Margo Kenirey, who lives near the 900 acres that were under consideration, said she worried about the environmental impact of the data center.
“We already see flooding in Colaparchee Creek and Rocky Creek,” Kenirey said. “This is the wrong place for critical infrastructure.”
The data center would have been located in a 100-year floodplain, indicating a higher risk for floods, according to a report by the Middle Georgia Regional Commission, which evaluates potential impacts of large-scale developments in the region. The report also said the land is “among the more environmentally sensitive areas” in the region, and that it lies within a state-designated priority ecological area.
Experts and media reports say data centers can be a significant burden on local water resources due to the large amounts of water needed to keep machinery inside cool.
Residents also said a large number of trees would need to be cut down in order for the data center to be constructed on the property, which is covered by swaths of forest.
The property owners told The Telegraph on Friday that they would’ve placed conditions on the rezoning to limit the number of trees cut and preserve the surrounding area.

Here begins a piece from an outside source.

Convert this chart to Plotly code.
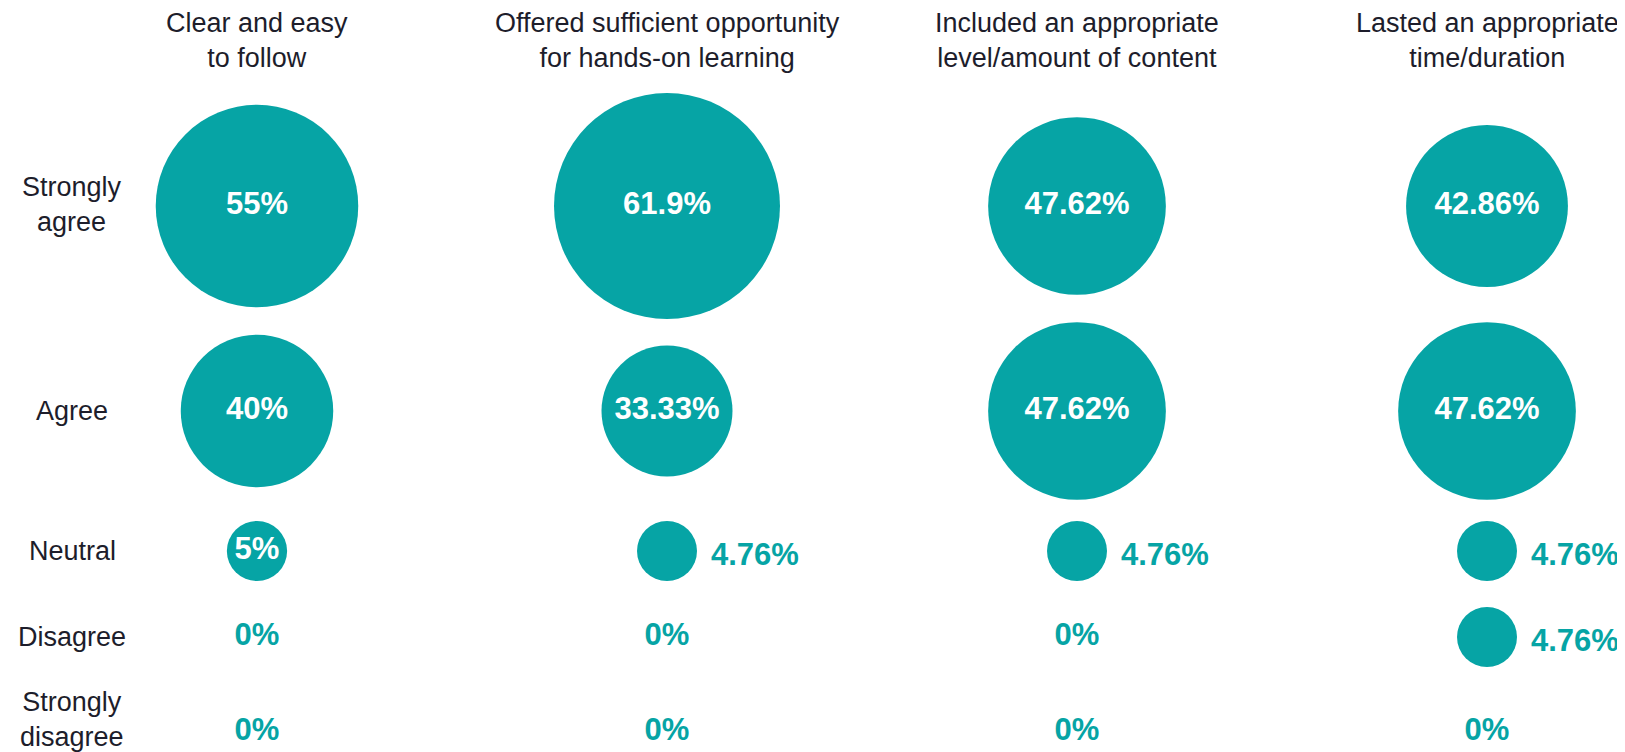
import math
import plotly.graph_objects as go

# ---------------- data ----------------
columns = [
    "Clear and easy<br>to follow",
    "Offered sufficient opportunity<br>for hands-on learning",
    "Included an appropriate<br>level/amount of content",
    "Lasted an appropriate<br>time/duration",
]
rows = ["Strongly<br>agree", "Agree", "Neutral", "Disagree", "Strongly<br>disagree"]

clear_easy = [55, 40, 5, 0, 0]
hands_on = [61.9, 33.33, 4.76, 0, 0]
content_level = [47.62, 47.62, 4.76, 0, 0]
duration = [42.86, 47.62, 4.76, 4.76, 0]
series = [clear_easy, hands_on, content_level, duration]

# ---------------- layout / style ----------------
W, H = 1625, 752
TEAL = "#06A4A5"
DARK = "#1d1d2b"
FONT = "Liberation Sans, Arial, sans-serif"
ROW_CENTERS = [198, 403, 543, 629, 724]  # vertical layout of the rows (axis units)
ROW_LABEL_SHIFT = [2, 0, 0, 0, 13]       # keeps the last two-line label inside the page
X_RANGE = [-0.6073, 3.3561]
D0, K = 57.6, 3.53  # bubble diameter scale


def diameter(v):
    return 0 if v == 0 else math.sqrt(D0 ** 2 + (K * v) ** 2)


def label(v):
    return f"{v:g}%"


xs, ys, sizes, texts, tcolors = [], [], [], [], []
annotations = []
for ci, col in enumerate(columns):
    for ri, v in enumerate(series[ci]):
        d = diameter(v)
        xs.append(col)
        ys.append(ROW_CENTERS[ri])
        sizes.append(d)
        txt = label(v)
        est_w = 0.56 * 31 * len(txt)
        if v == 0:
            texts.append(txt)
            tcolors.append(TEAL)
        elif est_w < d:
            texts.append(txt)
            tcolors.append("white")
        else:
            texts.append("")
            tcolors.append(TEAL)
            annotations.append(dict(
                x=col, y=ROW_CENTERS[ri], xref="x", yref="y",
                text=txt, showarrow=False, xanchor="left", yanchor="middle",
                xshift=d / 2 + 12, yshift=-3,
                font=dict(family=FONT, size=31, color=TEAL, weight="bold"),
            ))

fig = go.Figure(go.Scatter(
    x=xs, y=ys, mode="markers+text",
    marker=dict(size=sizes, sizemode="diameter", color=TEAL, line=dict(width=0), opacity=1),
    text=texts, textposition="middle center",
    textfont=dict(family=FONT, size=31, color=tcolors, weight="bold"),
    hoverinfo="skip", cliponaxis=False,
))

for col in columns:
    annotations.append(dict(
        x=col, y=0.957, xref="x", yref="paper", text=col, showarrow=False,
        xanchor="center", yanchor="middle", align="center",
        font=dict(family=FONT, size=27, color=DARK),
    ))
for ri, r in enumerate(rows):
    annotations.append(dict(
        x=64 / W, y=ROW_CENTERS[ri], xref="paper", yref="y", text=r, showarrow=False,
        xanchor="center", yanchor="middle", align="center", yshift=ROW_LABEL_SHIFT[ri],
        font=dict(family=FONT, size=27, color=DARK),
    ))

fig.update_layout(
    width=W, height=H,
    margin=dict(l=0, r=0, t=0, b=0),
    paper_bgcolor="white", plot_bgcolor="white",
    showlegend=False,
    xaxis=dict(type="category", categoryorder="array", categoryarray=columns,
               range=X_RANGE, visible=False, fixedrange=True),
    yaxis=dict(range=[H, 0], visible=False, fixedrange=True),
    annotations=annotations,
)

fig.write_html("out.html")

Other residents expressed concerns that having a data center there would impact their properties.
Laurie Bloodworth, who lives next to the property with her family, said she opposed the project due to the noise and light it would generate, and the potential for a data center pushing large amounts of water into her yard.
“During heavy rains, our creek swells and comes up to 20 feet onto our property,” Bloodworth said. “[Data center] runoff would impose millions of gallons onto our property, placing our homes in direct, imminent danger.”

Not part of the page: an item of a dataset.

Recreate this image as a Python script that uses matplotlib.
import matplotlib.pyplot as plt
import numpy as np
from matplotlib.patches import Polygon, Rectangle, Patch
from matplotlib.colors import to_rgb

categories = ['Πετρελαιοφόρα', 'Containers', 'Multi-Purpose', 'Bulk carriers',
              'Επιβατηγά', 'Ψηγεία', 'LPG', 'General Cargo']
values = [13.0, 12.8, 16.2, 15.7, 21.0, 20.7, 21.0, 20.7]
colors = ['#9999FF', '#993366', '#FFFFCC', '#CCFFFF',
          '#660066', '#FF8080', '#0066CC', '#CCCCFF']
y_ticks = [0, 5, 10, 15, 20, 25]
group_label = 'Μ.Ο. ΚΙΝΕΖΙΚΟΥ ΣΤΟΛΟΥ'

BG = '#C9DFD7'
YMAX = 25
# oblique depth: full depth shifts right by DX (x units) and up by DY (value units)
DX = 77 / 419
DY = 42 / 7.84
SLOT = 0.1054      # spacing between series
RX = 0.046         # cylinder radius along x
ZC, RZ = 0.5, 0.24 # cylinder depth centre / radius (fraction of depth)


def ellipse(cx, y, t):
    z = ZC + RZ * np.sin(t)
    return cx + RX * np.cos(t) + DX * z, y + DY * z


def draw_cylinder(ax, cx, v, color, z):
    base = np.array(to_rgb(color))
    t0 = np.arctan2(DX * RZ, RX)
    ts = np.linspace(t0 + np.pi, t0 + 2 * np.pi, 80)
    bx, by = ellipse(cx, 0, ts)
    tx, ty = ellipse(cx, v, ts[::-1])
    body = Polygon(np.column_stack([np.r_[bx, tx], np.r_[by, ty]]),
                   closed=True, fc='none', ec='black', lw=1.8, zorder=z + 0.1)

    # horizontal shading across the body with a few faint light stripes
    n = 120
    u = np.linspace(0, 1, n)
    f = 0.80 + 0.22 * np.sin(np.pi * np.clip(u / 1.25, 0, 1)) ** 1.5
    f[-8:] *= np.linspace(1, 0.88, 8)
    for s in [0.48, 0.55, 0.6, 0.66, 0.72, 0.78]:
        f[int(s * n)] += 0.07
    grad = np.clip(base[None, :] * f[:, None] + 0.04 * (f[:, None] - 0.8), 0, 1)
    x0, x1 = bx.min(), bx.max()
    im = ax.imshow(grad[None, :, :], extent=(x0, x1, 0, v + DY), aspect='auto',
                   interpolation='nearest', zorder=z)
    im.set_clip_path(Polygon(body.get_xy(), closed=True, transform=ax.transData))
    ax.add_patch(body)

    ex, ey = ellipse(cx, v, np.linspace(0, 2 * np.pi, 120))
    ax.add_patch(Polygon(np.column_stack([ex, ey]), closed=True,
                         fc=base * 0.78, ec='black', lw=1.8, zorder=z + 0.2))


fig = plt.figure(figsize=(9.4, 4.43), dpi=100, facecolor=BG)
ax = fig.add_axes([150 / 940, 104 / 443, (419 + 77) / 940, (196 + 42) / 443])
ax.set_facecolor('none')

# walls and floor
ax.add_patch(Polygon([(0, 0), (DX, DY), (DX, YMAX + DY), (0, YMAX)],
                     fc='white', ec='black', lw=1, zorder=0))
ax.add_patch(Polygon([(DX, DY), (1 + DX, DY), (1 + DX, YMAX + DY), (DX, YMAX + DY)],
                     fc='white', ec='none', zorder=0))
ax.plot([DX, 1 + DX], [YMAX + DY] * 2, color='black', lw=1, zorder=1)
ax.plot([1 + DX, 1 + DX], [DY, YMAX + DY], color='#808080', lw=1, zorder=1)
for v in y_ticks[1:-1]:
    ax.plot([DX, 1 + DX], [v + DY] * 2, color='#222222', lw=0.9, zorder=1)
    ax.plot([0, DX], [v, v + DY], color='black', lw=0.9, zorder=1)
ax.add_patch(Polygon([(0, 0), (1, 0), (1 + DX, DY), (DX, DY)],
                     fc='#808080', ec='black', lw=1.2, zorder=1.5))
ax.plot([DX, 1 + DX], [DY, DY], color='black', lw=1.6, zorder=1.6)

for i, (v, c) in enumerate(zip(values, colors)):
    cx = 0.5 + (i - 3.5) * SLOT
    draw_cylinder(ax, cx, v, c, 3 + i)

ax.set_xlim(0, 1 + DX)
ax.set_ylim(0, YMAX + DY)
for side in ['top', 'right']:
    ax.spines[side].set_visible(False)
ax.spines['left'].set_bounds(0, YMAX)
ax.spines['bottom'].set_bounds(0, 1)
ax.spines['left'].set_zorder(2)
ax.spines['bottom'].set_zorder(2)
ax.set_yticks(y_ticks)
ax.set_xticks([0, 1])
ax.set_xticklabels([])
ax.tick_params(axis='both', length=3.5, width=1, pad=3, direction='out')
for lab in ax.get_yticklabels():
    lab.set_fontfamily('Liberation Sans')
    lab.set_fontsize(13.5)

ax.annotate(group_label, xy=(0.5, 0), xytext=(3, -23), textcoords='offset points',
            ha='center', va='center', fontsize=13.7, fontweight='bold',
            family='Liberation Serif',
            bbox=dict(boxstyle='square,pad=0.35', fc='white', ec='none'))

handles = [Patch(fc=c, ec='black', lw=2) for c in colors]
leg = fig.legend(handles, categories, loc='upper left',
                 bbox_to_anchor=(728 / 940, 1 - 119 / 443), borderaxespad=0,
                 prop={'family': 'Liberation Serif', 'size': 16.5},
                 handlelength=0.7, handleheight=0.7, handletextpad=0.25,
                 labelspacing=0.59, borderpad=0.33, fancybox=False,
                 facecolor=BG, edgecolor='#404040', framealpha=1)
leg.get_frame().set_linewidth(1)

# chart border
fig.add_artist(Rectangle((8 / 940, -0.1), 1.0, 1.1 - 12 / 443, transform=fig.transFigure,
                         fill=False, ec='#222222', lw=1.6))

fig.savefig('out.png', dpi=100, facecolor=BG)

According to preliminary plans released by the property owners ahead of the planning and zoning meeting, additional retention ponds would have been constructed to manage runoff. However, as the property does not currently have a buyer, those plans may have changed based on a company’s designs.
Bill Larsen, an attorney with Macon-based firm Martin Snow LLP, represented the property owners. He argued the commission is obligated to rezone the land due to a 1975 Georgia Supreme Court ruling called Barrett v. Hamby that determined a county declining to rezone a residential property into a commercial one constituted “an unconstitutional taking of that property without just compensation.”
Attorney Jonathan Waters, who was representing an elderly couple who lives adjacent to the property, said this was not true, and the facts of the case were too dissimilar to be compared.
Larsen and the property owners declined to comment on whether they would file a lawsuit. Larsen said he brought the case up in order to be able to use it in the future if a suit were to be filed over the board of commissioners’ decision.